__WHAT THE EXERCISE ASKS__: A precise retyping is required of every line from the one containing "The picture is" down to the one containing "const yTicks = [0, 125, 250, 375, 500];", both included, and of no other line.

__MATERIAL PROVIDED__:
----------------------------------------

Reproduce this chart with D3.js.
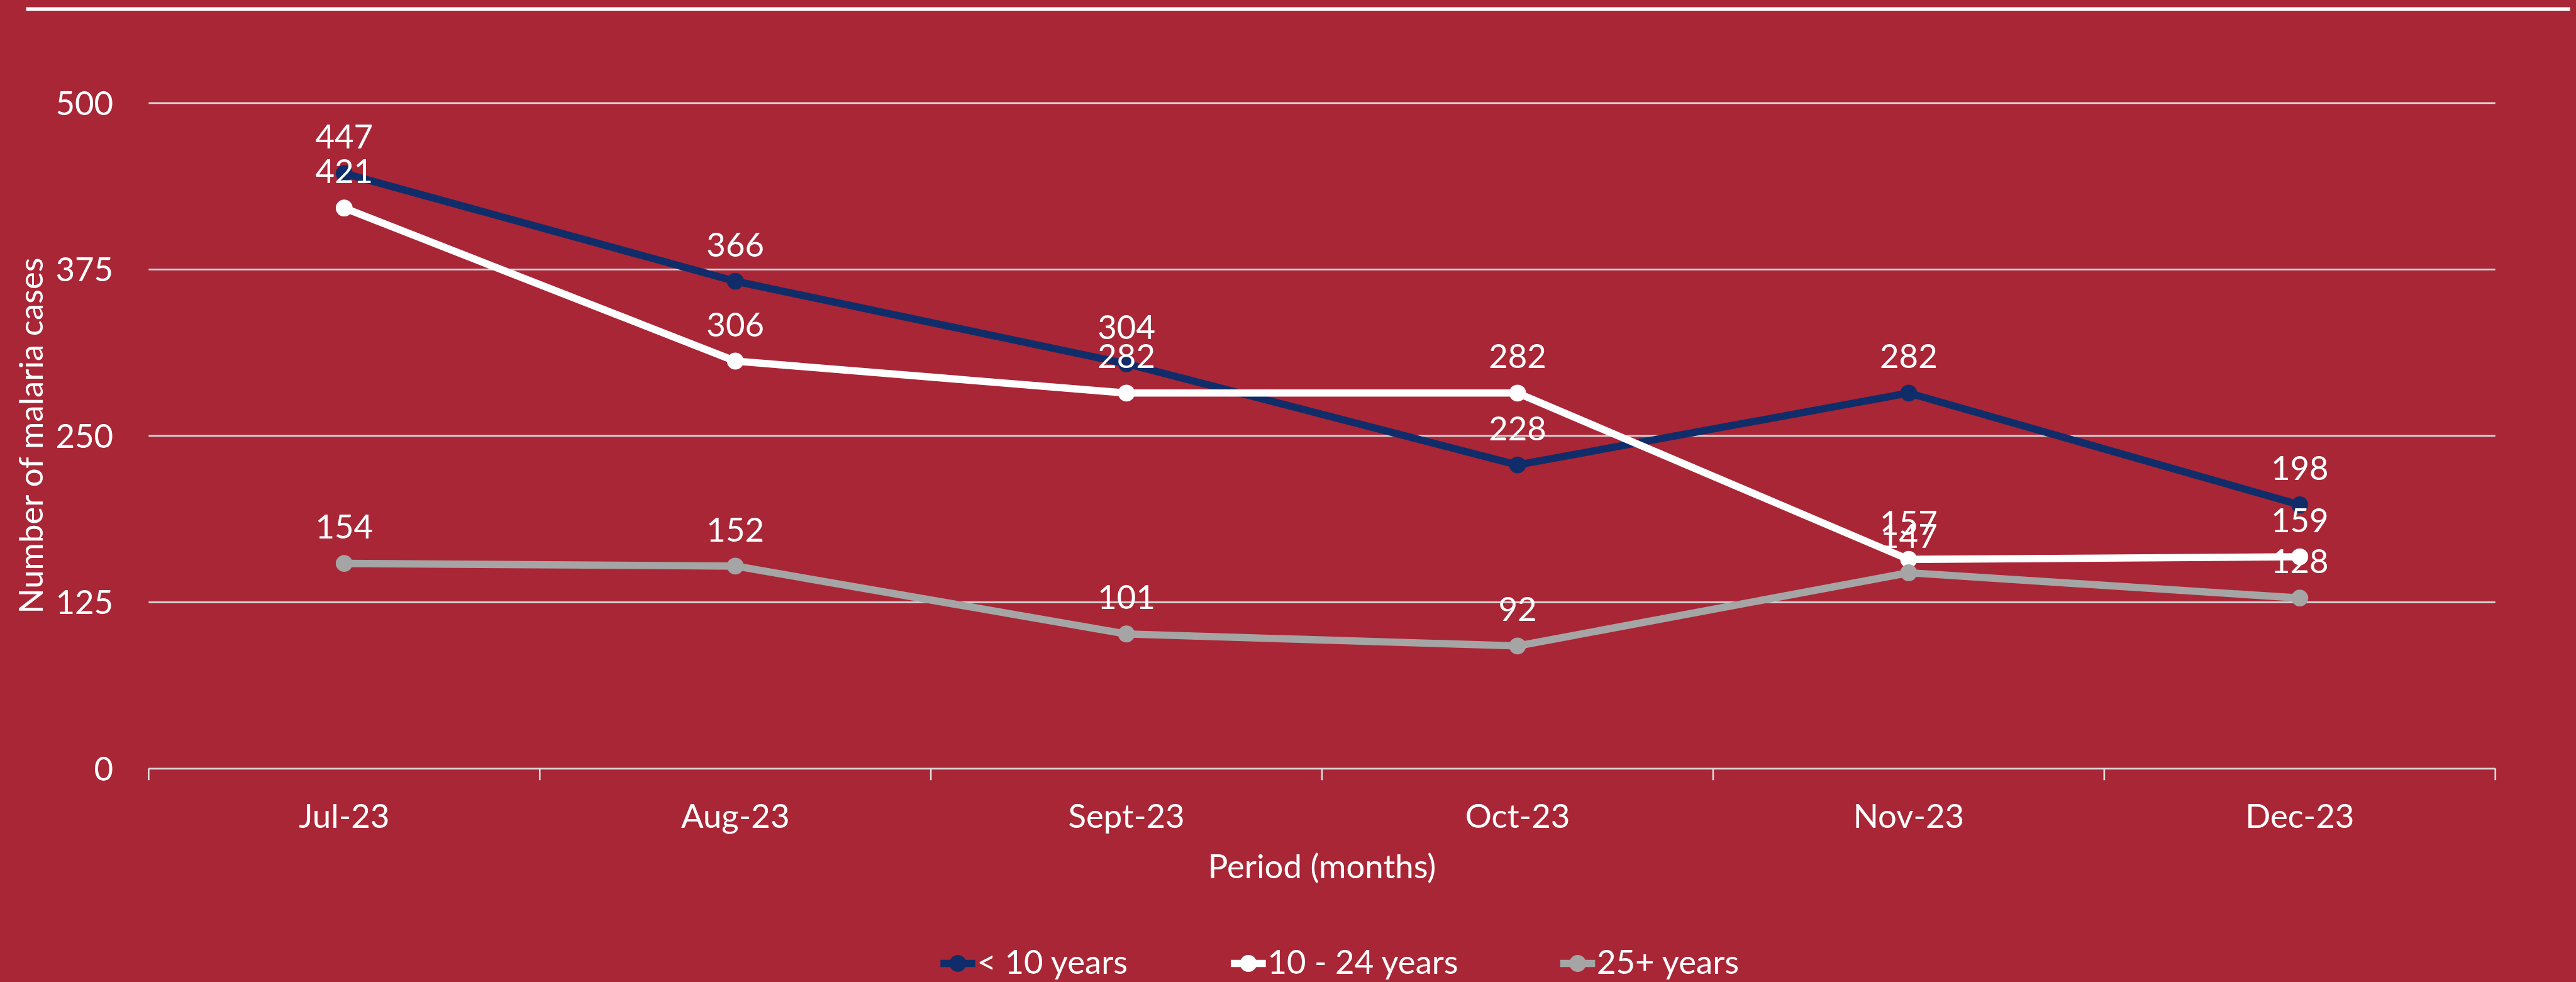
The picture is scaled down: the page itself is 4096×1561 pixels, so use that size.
<!DOCTYPE html>
<html>
<head>
<meta charset="utf-8">
<script src="https://cdn.jsdelivr.net/npm/d3@7"></script>
<style>
  html, body { margin: 0; padding: 0; background: #A92636; overflow: hidden; }
  svg { display: block; }
  text { font-family: Lato, "Open Sans", sans-serif; fill: #ffffff; }
</style>
</head>
<body>
<svg id="chart"></svg>
<script>
// chart data
const months = ["Jul-23", "Aug-23", "Sept-23", "Oct-23", "Nov-23", "Dec-23"];
const under10 = [447, 366, 304, 228, 282, 198];
const age10to24 = [421, 306, 282, 282, 157, 159];
const age25plus = [154, 152, 101, 92, 147, 128];
const seriesNames = ["< 10 years", "10 - 24 years", "25+ years"];
const seriesColors = ["#102D69", "#FFFFFF", "#A5A5A5"];
const yTicks = [0, 125, 250, 375, 500];

// reference is 4583x1747, drawn into a 4096x1561 window
const W = 4583, H = 1747;
const svg = d3.select("#chart")
    .attr("width", 4096)
    .attr("height", 1561)
    .attr("viewBox", "0 0 " + W + " " + H);

const plotLeft = 264, plotRight = 4440, plotTop = 183, plotBottom = 1367;
const fontSize = 59;

svg.append("rect")
    .attr("width", W).attr("height", H)
    .attr("fill", "#A92636");

// white rule across the top
svg.append("line")
    .attr("x1", 46).attr("x2", 4573)
    .attr("y1", 16).attr("y2", 16)
    .attr("stroke", "#ffffff")
    .attr("stroke-width", 6);

let x = d3.scaleBand().domain(months).range([plotLeft, plotRight]);
let y = d3.scaleLinear().domain([0, 500]).range([plotBottom, plotTop]);

// gridlines + y labels
let yAxis = svg.append("g")
    .attr("transform", "translate(" + plotLeft + ",0)")
    .call(d3.axisLeft(y).tickValues(yTicks).tickSize(-(plotRight - plotLeft)).tickPadding(63));
yAxis.select(".domain").remove();
yAxis.selectAll(".tick line")
    .attr("stroke", "#D9D9D9")
    .attr("stroke-width", 3);
yAxis.selectAll(".tick text")
    .attr("font-size", fontSize)
    .attr("fill", "#ffffff")
    .attr("dy", "0.36em");

// x axis labels
let xAxis = svg.append("g")
    .attr("transform", "translate(0," + plotBottom + ")")
    .call(d3.axisBottom(x).tickSize(0).tickPadding(106));
xAxis.select(".domain").remove();
xAxis.selectAll(".tick text")
    .attr("font-size", fontSize)
    .attr("fill", "#ffffff")
    .attr("dy", 0);

// tick marks between categories
let bounds = d3.range(months.length + 1).map(i => plotLeft + i * x.step());
svg.append("g").selectAll("line")
    .data(bounds)
    .join("line")
    .attr("x1", d => d).attr("x2", d => d)
    .attr("y1", plotBottom).attr("y2", plotBottom + 21)
    .attr("stroke", "#D9D9D9")
    .attr("stroke-width", 3);

// axis titles
svg.append("text")
    .attr("transform", "translate(76," + (plotTop + plotBottom) / 2 + ") rotate(-90)")
    .attr("text-anchor", "middle")
    .attr("font-size", fontSize)
    .text("Number of malaria cases");

svg.append("text")
    .attr("x", (plotLeft + plotRight) / 2)
    .attr("y", 1562)
    .attr("text-anchor", "middle")
    .attr("font-size", fontSize)
    .text("Period (months)");

// lines
const allSeries = [under10, age10to24, age25plus];
let cx = d => x(d) + x.bandwidth() / 2;
let line = d3.line()
    .x((d, i) => cx(months[i]))
    .y(d => y(d));

allSeries.forEach((values, s) => {
    svg.append("path")
        .datum(values)
        .attr("d", line)
        .attr("fill", "none")
        .attr("stroke", seriesColors[s])
        .attr("stroke-width", 13)
        .attr("stroke-linejoin", "round");
    svg.append("g").selectAll("circle")
        .data(values)
        .join("circle")
        .attr("cx", (d, i) => cx(months[i]))
        .attr("cy", d => y(d))
        .attr("r", 15)
        .attr("fill", seriesColors[s]);
});

// data labels
allSeries.forEach((values, s) => {
    svg.append("g").selectAll("text")
        .data(values)
        .join("text")
        .attr("x", (d, i) => cx(months[i]))
        .attr("y", d => y(d) - 44)
        .attr("text-anchor", "middle")
        .attr("font-size", fontSize)
        .text(d => d);
});

// legend
const legendX = [1704, 2221, 2807];
let legend = svg.append("g");
seriesNames.forEach((name, i) => {
    let lx = legendX[i], ly = 1714;
    legend.append("line")
        .attr("x1", lx - 31).attr("x2", lx + 31)
        .attr("y1", ly).attr("y2", ly)
        .attr("stroke", seriesColors[i])
        .attr("stroke-width", 13);
    legend.append("circle")
        .attr("cx", lx).attr("cy", ly).attr("r", 15)
        .attr("fill", seriesColors[i]);
    legend.append("text")
        .attr("x", lx + 34)
        .attr("y", 1733)
        .attr("font-size", fontSize)
        .text(name);
});
</script>
</body>
</html>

----------------------------------------

__FINAL ANSWER__:
The picture is scaled down: the page itself is 4096×1561 pixels, so use that size.
<!DOCTYPE html>
<html>
<head>
<meta charset="utf-8">
<script src="https://cdn.jsdelivr.net/npm/d3@7"></script>
<style>
  html, body { margin: 0; padding: 0; background: #A92636; overflow: hidden; }
  svg { display: block; }
  text { font-family: Lato, "Open Sans", sans-serif; fill: #ffffff; }
</style>
</head>
<body>
<svg id="chart"></svg>
<script>
// chart data
const months = ["Jul-23", "Aug-23", "Sept-23", "Oct-23", "Nov-23", "Dec-23"];
const under10 = [447, 366, 304, 228, 282, 198];
const age10to24 = [421, 306, 282, 282, 157, 159];
const age25plus = [154, 152, 101, 92, 147, 128];
const seriesNames = ["< 10 years", "10 - 24 years", "25+ years"];
const seriesColors = ["#102D69", "#FFFFFF", "#A5A5A5"];
const yTicks = [0, 125, 250, 375, 500];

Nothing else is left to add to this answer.